When Does Business Seller Financing Make Sense?
Seller financing is common in online business transactions for several reasons. Buyers may not qualify for full bank financing, or the deal size may fall below SBA minimums. Offering a seller note signals the seller’s confidence in the business and often results in a higher sale price. For buyers, it reduces the upfront capital required and aligns the seller’s interests with a smooth transition. Most ecommerce and SaaS deals in the $100K-$5M range involve some level of seller financing.
Frequently Asked Questions
What are typical seller financing terms in an online business sale?
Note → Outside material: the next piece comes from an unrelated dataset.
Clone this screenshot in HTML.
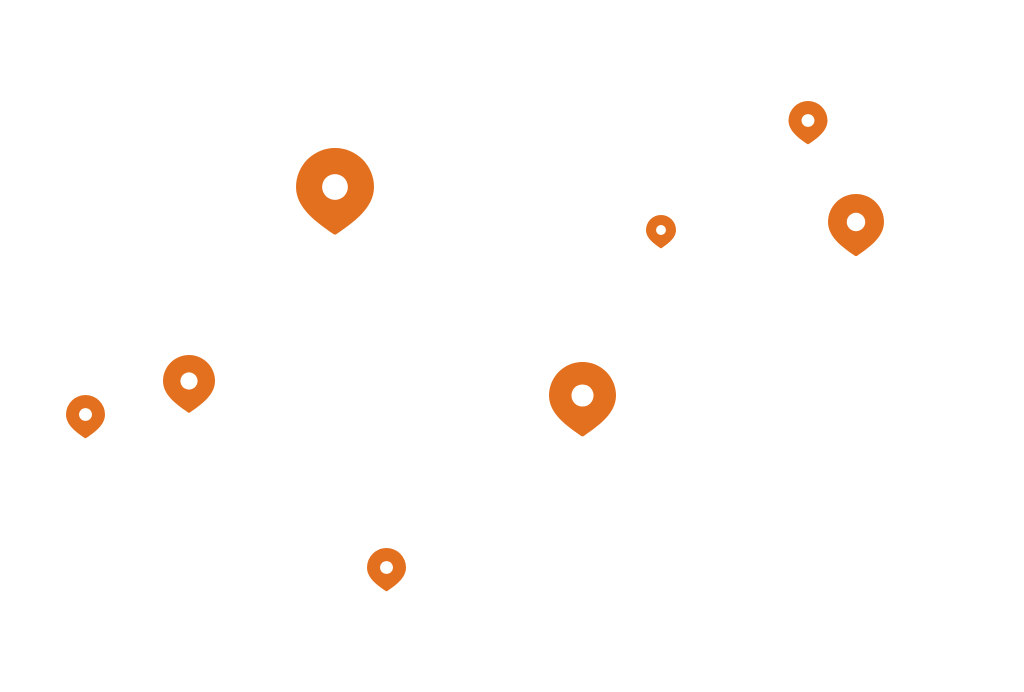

Seller notes typically range from 10% to 30% of the total purchase price. In SBA-backed transactions, the SBA usually requires the seller to carry at least 5-10% of the purchase price on standby. The exact amount depends on the deal structure, buyer qualifications, and negotiation between the parties.
What interest rate is normal for a seller note?
Seller note interest rates typically range from 4% to 8% annually. The most common rate is around 5-6%. Rates below the IRS Applicable Federal Rate (AFR) may trigger imputed interest tax rules, so it is important to consult a tax advisor when setting the rate.
Can I negotiate the standby period on a seller note?
Yes. The standby period is negotiable, though SBA lenders may impose minimum requirements (often matching the loan term or a portion of it). Key negotiation points include whether interest accrues during standby and whether the buyer can make voluntary early payments during the standby period.
What happens if the buyer defaults on a seller note?
Default remedies depend on the terms of the promissory note and any related security agreements. Common remedies include acceleration of the full balance, default interest rates, and in some cases, the ability to reclaim collateral. Having an experienced M&A attorney draft clear default provisions protects both parties.